[TASK GOAL]: Do not repeat pictures. Repeat exactly the lines of the listing below from its first line through the line with "import plotly.graph_objects as go".

- - -

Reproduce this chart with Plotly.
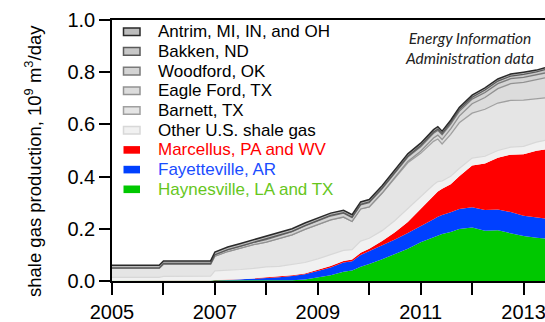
import plotly.graph_objects as go

# Monthly sample dates of US shale gas production (10^9 m^3/day)
dates = [
    "2005-01", "2005-12", "2006-01", "2006-12", "2007-01",
    "2007-04", "2007-07", "2007-10", "2008-01", "2008-04",
    "2008-07", "2008-10", "2009-01", "2009-04", "2009-07",
    "2009-09", "2009-11", "2010-01", "2010-04", "2010-07",
    "2010-10", "2011-01", "2011-04", "2011-05", "2011-06",
    "2011-08", "2011-10", "2012-01", "2012-04", "2012-07",
    "2012-10", "2013-01", "2013-04", "2013-06",
]

haynesville = [0.001, 0.001, 0.001, 0.001, 0.001, 0.001, 0.001, 0.001, 0.002, 0.002,
               0.003, 0.006, 0.013, 0.022, 0.035, 0.040, 0.055, 0.065, 0.083, 0.103,
               0.124, 0.148, 0.168, 0.175, 0.180, 0.188, 0.199, 0.205, 0.193, 0.194,
               0.184, 0.172, 0.166, 0.163]
fayetteville = [0.0, 0.0, 0.0, 0.0, 0.002, 0.003, 0.005, 0.007, 0.010, 0.012,
                0.016, 0.020, 0.025, 0.030, 0.036, 0.036, 0.045, 0.049, 0.052, 0.056,
                0.060, 0.064, 0.069, 0.071, 0.073, 0.075, 0.077, 0.078, 0.079, 0.080,
                0.080, 0.078, 0.077, 0.076]
marcellus = [0.0, 0.0, 0.0, 0.0, 0.001, 0.001, 0.001, 0.002, 0.002, 0.002,
             0.003, 0.003, 0.004, 0.005, 0.006, 0.006, 0.008, 0.010, 0.018, 0.028,
             0.042, 0.065, 0.092, 0.097, 0.100, 0.108, 0.125, 0.160, 0.178, 0.198,
             0.220, 0.236, 0.256, 0.265]
other = [0.013, 0.013, 0.017, 0.018, 0.035, 0.036, 0.037, 0.038, 0.040, 0.040,
         0.041, 0.042, 0.043, 0.044, 0.040, 0.038, 0.045, 0.040, 0.040, 0.045,
         0.052, 0.045, 0.040, 0.038, 0.030, 0.030, 0.030, 0.028, 0.028, 0.028,
         0.029, 0.030, 0.033, 0.035]
barnett = [0.034, 0.034, 0.046, 0.045, 0.056, 0.072, 0.082, 0.091, 0.095, 0.108,
           0.114, 0.127, 0.130, 0.133, 0.128, 0.108, 0.123, 0.120, 0.143, 0.161,
           0.175, 0.167, 0.166, 0.163, 0.142, 0.161, 0.175, 0.172, 0.180, 0.182,
           0.179, 0.177, 0.165, 0.163]
eagle_ford = [0.0, 0.0, 0.0, 0.0, 0.0, 0.0, 0.0, 0.0, 0.0, 0.0,
              0.0, 0.0, 0.0, 0.0, 0.0, 0.0, 0.0, 0.0, 0.001, 0.003,
              0.005, 0.008, 0.013, 0.015, 0.017, 0.021, 0.026, 0.036, 0.045, 0.055,
              0.064, 0.068, 0.073, 0.076]
woodford = [0.002, 0.002, 0.003, 0.003, 0.006, 0.007, 0.008, 0.009, 0.010, 0.011,
            0.012, 0.013, 0.014, 0.015, 0.015, 0.015, 0.016, 0.016, 0.016, 0.017,
            0.017, 0.017, 0.018, 0.018, 0.018, 0.018, 0.018, 0.018, 0.019, 0.019,
            0.019, 0.019, 0.019, 0.019]
bakken = [0.0, 0.0, 0.0, 0.0, 0.0, 0.0, 0.0, 0.0, 0.001, 0.001,
          0.001, 0.001, 0.002, 0.002, 0.002, 0.002, 0.002, 0.003, 0.003, 0.003,
          0.003, 0.005, 0.005, 0.005, 0.005, 0.007, 0.007, 0.007, 0.010, 0.010,
          0.010, 0.012, 0.012, 0.013]
antrim = [0.010, 0.010, 0.010, 0.010, 0.010, 0.010, 0.010, 0.010, 0.010, 0.010,
          0.010, 0.010, 0.009, 0.009, 0.009, 0.009, 0.009, 0.009, 0.009, 0.009,
          0.009, 0.009, 0.009, 0.009, 0.009, 0.008, 0.008, 0.008, 0.008, 0.008,
          0.008, 0.008, 0.007, 0.007]

year_ticks = [2005, 2006, 2007, 2008, 2009, 2010, 2011, 2012, 2013]
year_labels = ["2005", "", "2007", "", "2009", "", "2011", "", "2013"]
y_ticks = [0.0, 0.2, 0.4, 0.6, 0.8, 1.0]


def decimal_year(ym):
    """'YYYY-MM' (first of month) -> fractional year."""
    y, m = ym.split("-")
    return int(y) + (int(m) - 1) / 12.0


x_years = [decimal_year(d) for d in dates]

# (name, values, fill colour, edge colour, edge width, legend text colour)
plays = [
    ("Haynesville, LA and TX", haynesville, "#00c800", "#00c800", 0, "#66c61c"),
    ("Fayetteville, AR", fayetteville, "#0040ff", "#0040ff", 0, "#1a4dff"),
    ("Marcellus, PA and WV", marcellus, "#ff0000", "#ff0000", 0, "#ff0000"),
    ("Other U.S. shale gas", other, "#f1f1f1", "#d8d8d8", 1.2, "#000000"),
    ("Barnett, TX", barnett, "#e5e5e5", "#a0a0a0", 1.3, "#000000"),
    ("Eagle Ford, TX", eagle_ford, "#dcdcdc", "#929292", 1.3, "#000000"),
    ("Woodford, OK", woodford, "#d4d4d4", "#7a7a7a", 1.3, "#000000"),
    ("Bakken, ND", bakken, "#c8c8c8", "#5a5a5a", 1.3, "#000000"),
    ("Antrim, MI, IN, and OH", antrim, "#bdbdbd", "#2a2a2a", 1.5, "#000000"),
]

FONT = "Liberation Sans, Arial, sans-serif"
W, H = 545, 322
ML, MR, MT, MB = 112, 0, 20, 41


def px_x(px):
    return (px - ML) / (W - ML - MR)


def px_y(py):
    return (H - MB - py) / (H - MT - MB)


fig = go.Figure()
for name, vals, fill, edge, width, _ in plays:
    fig.add_trace(go.Scatter(
        x=x_years, y=vals, name=name, stackgroup="plays", mode="lines",
        fillcolor=fill, line=dict(color=edge, width=width),
        showlegend=False, hoverinfo="skip",
    ))

# Hand-drawn legend: swatches plus coloured labels, top entry first
shapes = []
annotations = []
for i, (name, _, fill, edge, width, tcol) in enumerate(reversed(plays)):
    cy = 31.7 + i * 19.7
    shapes.append(dict(
        type="rect", xref="paper", yref="paper",
        x0=px_x(123.5), x1=px_x(140.0), y0=px_y(cy + 3.8), y1=px_y(cy - 3.8),
        fillcolor=fill,
        line=dict(color=edge if width else fill, width=1.5 if width else 0),
    ))
    annotations.append(dict(
        text=name, xref="paper", yref="paper", x=px_x(155.5), y=px_y(cy),
        xanchor="left", yanchor="middle", showarrow=False,
        font=dict(family=FONT, size=17, color=tcol),
    ))

annotations.append(dict(
    text="<i>Energy Information<br>Administration data</i>",
    xref="paper", yref="paper", x=px_x(469), y=px_y(48),
    xanchor="center", yanchor="middle", align="center", showarrow=False,
    font=dict(family="Lato, Open Sans, sans-serif", size=15.5, color="#222222"),
))
annotations.append(dict(
    text="shale gas production, 10<sup>9</sup> m<sup>3</sup>/day",
    xref="paper", yref="paper", x=px_x(33), y=px_y(161),
    xanchor="center", yanchor="middle", textangle=-90, showarrow=False,
    font=dict(family=FONT, size=18.5, color="#000000"),
))

fig.update_layout(
    width=W, height=H,
    margin=dict(l=ML, r=MR, t=MT, b=MB, pad=0),
    paper_bgcolor="white", plot_bgcolor="white",
    shapes=shapes, annotations=annotations,
    font=dict(family=FONT, color="#000000"),
)
fig.update_xaxes(
    range=[x_years[0], x_years[-1]],
    tickmode="array", tickvals=year_ticks, ticktext=year_labels,
    ticks="outside", ticklen=12, tickwidth=1.5, tickcolor="black",
    ticklabeloverflow="allow",
    showline=True, linecolor="black", linewidth=1.5, mirror=True,
    showgrid=False, zeroline=False,
    tickfont=dict(family=FONT, size=20, color="black"),
)
fig.update_yaxes(
    range=[0, 1.0], tickmode="array", tickvals=y_ticks, tickformat=".1f",
    ticks="outside", ticklen=11, tickwidth=1.5, tickcolor="black",
    showline=True, linecolor="black", linewidth=1.5,
    showgrid=False, zeroline=False,
    tickfont=dict(family=FONT, size=20, color="black"),
)

fig.write_html("out.html")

- - -

[EXERCISE RESPONSE]:
Reproduce this chart with Plotly.
import plotly.graph_objects as go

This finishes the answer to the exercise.